-- DATASET CONTENT start --
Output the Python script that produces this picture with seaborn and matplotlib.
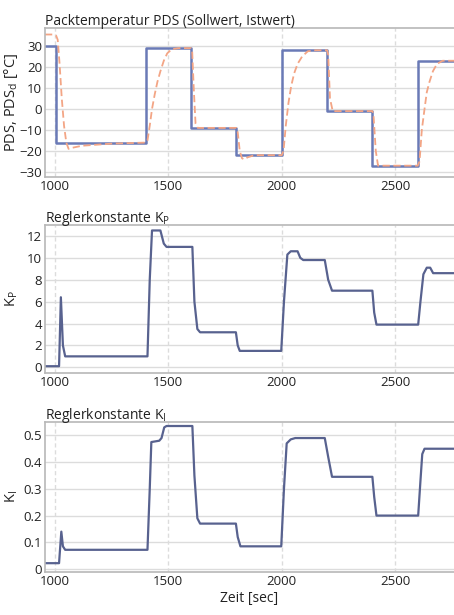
import numpy as np
import pandas as pd
import matplotlib
matplotlib.use("Agg")
import matplotlib.pyplot as plt
import seaborn as sns

# ---- data ----
# setpoint (Sollwert) as step levels
sp_t = [956, 1005, 1400, 1600, 1800, 2000, 2200, 2400, 2600, 2760]
sp_v = [30, -16, 29, -9, -22, 28, -1, -27, 23, 23]

# actual (Istwert)
ist_t = [956, 990, 1005, 1012, 1020, 1030, 1040, 1050, 1060, 1075, 1120, 1250, 1400,
         1408, 1418, 1428, 1440, 1452, 1465, 1480, 1495, 1515, 1545, 1600,
         1605, 1612, 1620, 1630, 1800, 1805, 1815, 1825, 1835, 1850, 1880, 2000,
         2008, 2018, 2030, 2042, 2055, 2070, 2090, 2115, 2150, 2200,
         2205, 2213, 2225, 2400, 2405, 2415, 2425, 2600,
         2608, 2618, 2630, 2640, 2652, 2667, 2685, 2710, 2760]
ist_v = [35.5, 35.5, 35, 33, 22, 5, -8, -16, -19, -18.5, -17.5, -16.5, -16,
         -15, -8, 0, 7, 13, 18, 23, 26.5, 28.5, 29, 29,
         28, 10, -7, -9, -9, -10, -20, -23.5, -24, -23, -22, -22,
         -20, -8, 3, 11, 17, 21.5, 25, 27.5, 28, 28,
         26, 5, -1, -1, -3, -20, -27, -27,
         -25, -10, 0, 8, 13, 18, 21.5, 23, 23]

# Reglerkonstante K_P
kp_t = [956, 1018, 1026, 1035, 1045, 1408, 1418, 1428, 1465, 1480, 1492, 1606, 1615,
        1628, 1640, 1798, 1806, 1815, 1998, 2010, 2025, 2040, 2070, 2082, 2095, 2190,
        2205, 2222, 2400, 2408, 2418, 2602, 2612, 2625, 2640, 2655, 2668, 2760]
kp_v = [0.1, 0.1, 6.4, 2.0, 1.0, 1.0, 8, 12.5, 12.5, 11.3, 11.0, 11.0, 6,
        3.5, 3.2, 3.2, 2.0, 1.5, 1.5, 6, 10.3, 10.6, 10.6, 10.0, 9.8, 9.8,
        8, 7.0, 7.0, 5, 3.9, 3.9, 6, 8.5, 9.1, 9.1, 8.6, 8.6]

# Reglerkonstante K_I
ki_t = [956, 1018, 1022, 1028, 1035, 1045, 1408, 1418, 1425, 1460, 1470, 1482, 1492,
        1606, 1615, 1628, 1640, 1798, 1806, 1818, 1998, 2010, 2022, 2040, 2060, 2075,
        2190, 2205, 2222, 2400, 2408, 2418, 2602, 2612, 2620, 2630, 2760]
ki_v = [0.022, 0.022, 0.07, 0.14, 0.085, 0.072, 0.072, 0.3, 0.475, 0.48, 0.49, 0.53, 0.535,
        0.535, 0.35, 0.19, 0.17, 0.17, 0.12, 0.085, 0.085, 0.3, 0.47, 0.485, 0.49, 0.49,
        0.49, 0.42, 0.345, 0.345, 0.27, 0.2, 0.2, 0.33, 0.43, 0.45, 0.45]

xticks = [1000, 1500, 2000, 2500]

sns.set_theme(style="whitegrid")
plt.rcParams['font.family'] = ['Open Sans', 'DejaVu Sans']

fig = plt.figure(figsize=(4.54, 6.15), dpi=100)
W, H = 454, 615
def rect(l, t, r, b):
    return [l / W, 1 - b / H, (r - l) / W, (b - t) / H]

ax1 = fig.add_axes(rect(45, 28, 454, 177))
ax2 = fig.add_axes(rect(45, 225, 454, 373))
ax3 = fig.add_axes(rect(45, 422, 454, 572))

blue = "#6a7ab6"
navy = "#58628f"
orange = "#f3a585"

df_sp = pd.DataFrame({"t": sp_t, "v": sp_v})
df_ist = pd.DataFrame({"t": ist_t, "v": ist_v})
df_kp = pd.DataFrame({"t": kp_t, "v": kp_v})
df_ki = pd.DataFrame({"t": ki_t, "v": ki_v})

sns.lineplot(data=df_sp, x="t", y="v", ax=ax1, color=blue, lw=1.8,
             drawstyle="steps-post", estimator=None, sort=False)
sns.lineplot(data=df_ist, x="t", y="v", ax=ax1, color=orange, lw=1.3,
             estimator=None, sort=False, linestyle=(0, (4, 2)))
sns.lineplot(data=df_kp, x="t", y="v", ax=ax2, color=navy, lw=1.6,
             estimator=None, sort=False)
sns.lineplot(data=df_ki, x="t", y="v", ax=ax3, color=navy, lw=1.6,
             estimator=None, sort=False)

ax1.set_ylim(-32.4, 38.6)
ax1.set_yticks([-30, -20, -10, 0, 10, 20, 30])
ax2.set_ylim(-0.52, 13.0)
ax2.set_yticks([0, 2, 4, 6, 8, 10, 12])
ax3.set_ylim(-0.011, 0.55)
ax3.set_yticks([0, 0.1, 0.2, 0.3, 0.4, 0.5])
ax3.set_yticklabels(["0", "0.1", "0.2", "0.3", "0.4", "0.5"])

titles = ["Packtemperatur PDS (Sollwert, Istwert)",
          r"Reglerkonstante K$_\mathregular{P}$",
          r"Reglerkonstante K$_\mathregular{I}$"]
ylabels = [r"PDS, PDS$_\mathregular{d}$ [°C]",
           r"K$_\mathregular{P}$",
           r"K$_\mathregular{I}$"]

for ax, ttl, yl in zip([ax1, ax2, ax3], titles, ylabels):
    ax.set_xlim(956, 2760)
    ax.set_xticks(xticks)
    ax.set_facecolor("white")
    ax.grid(axis="y", color="#dcdcdc", lw=1.0, ls="-")
    ax.grid(axis="x", color="#dcdcdc", lw=1.0, ls=(0, (3, 2)))
    ax.tick_params(length=0, labelsize=9.5, colors="#222222", pad=2)
    for s in ["left", "top", "bottom"]:
        ax.spines[s].set_visible(True)
        ax.spines[s].set_color("#b8b8b8")
        ax.spines[s].set_linewidth(1.2)
    ax.spines["right"].set_visible(False)
    ax.set_title(ttl, loc="left", fontsize=10, pad=2, color="#222222")
    ax.set_ylabel(yl, fontsize=10.5, color="#222222")
    ax.yaxis.set_label_coords(-0.062, 0.5)
    ax.set_xlabel("")

ax3.set_xlabel("Zeit [sec]", fontsize=10, color="#222222", labelpad=2)

fig.savefig("out.png", dpi=100)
-- DATASET CONTENT end --
Restate the material word for word from its first line through the line containing "-27, 23, 23]", both included; the pictures do not belong in it.

■ SOLUTION TO THIS EXERCISE:
Output the Python script that produces this picture with seaborn and matplotlib.
import numpy as np
import pandas as pd
import matplotlib
matplotlib.use("Agg")
import matplotlib.pyplot as plt
import seaborn as sns

# ---- data ----
# setpoint (Sollwert) as step levels
sp_t = [956, 1005, 1400, 1600, 1800, 2000, 2200, 2400, 2600, 2760]
sp_v = [30, -16, 29, -9, -22, 28, -1, -27, 23, 23]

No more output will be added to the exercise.